Online Stock Span — LC 901 Given stock prices arriving one at a time, return the "span" — the number of consecutive preceding days (including today) where the price was less than or equal to today's price. This is the reverse direction: instead of "next greater," it is "previous greater or equal." Use a monotonic decreasing stack of (price, span) pairs. When a new price arrives, pop all pairs with price ≤ current price, accumulating their spans into the current day's span.

Largest Rectangle in Histogram — LC 84 For each bar, you need the distance to the nearest shorter bar on both the left and the right. Two monotonic stack passes (or one clever combined pass) give you the left and right boundaries for every bar in O(n). This is harder but uses the same "pop when the invariant breaks" logic.

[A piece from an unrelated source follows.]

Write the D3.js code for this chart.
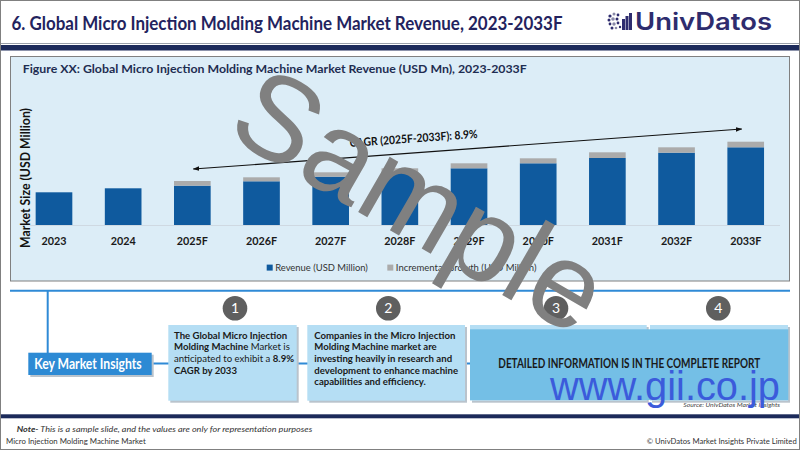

Next Greater Element I — LC 496 (Simpler variant) Given two arrays nums1 (a subset of nums2), find for each element in nums1 its next greater element in nums2. Build a HashMap using a monotonic stack pass over nums2, then look up each element of nums1 in O(1). The core stack logic is identical to Daily Temperatures.

This Pattern Solves

The monotonic stack "process when the invariant breaks" pattern appears whenever you need to find, for each element, the nearest element satisfying a condition (greater, smaller, equal) in one direction (left or right). Recognizing the pattern is the skill:

Next greater element to the right → monotonic decreasing stack, pop when current > top.
Next smaller element to the right → monotonic increasing stack, pop when current < top.
Previous greater element to the left → same stacks, but iterate right to left.
Span counting → monotonic decreasing stack, accumulate span on pop.
Rectangle area → monotonic increasing stack, compute area on pop using height × width.

If you can identify which variant of "nearest element satisfying a condition" your problem maps to, the implementation follows mechanically.

Key Takeaway

Daily Temperatures is the "next greater element" problem with a concrete, intuitive framing. The brute force checks every pair of days in O(n²); the monotonic stack answers every day's question in a single O(n) pass by exploiting the invariant that any warm day resolves all waiting cooler days at once. The two things to remember: store indices in the stack (not temperatures), and push to the stack after resolving the while loop, so every element participates in at most one push and one pop across the entire algorithm. Master this pattern here and you have the foundation for Largest Rectangle in Histogram, Online Stock Span, Trapping Rain Water, and the Next Greater Element family — six problems for the price of one.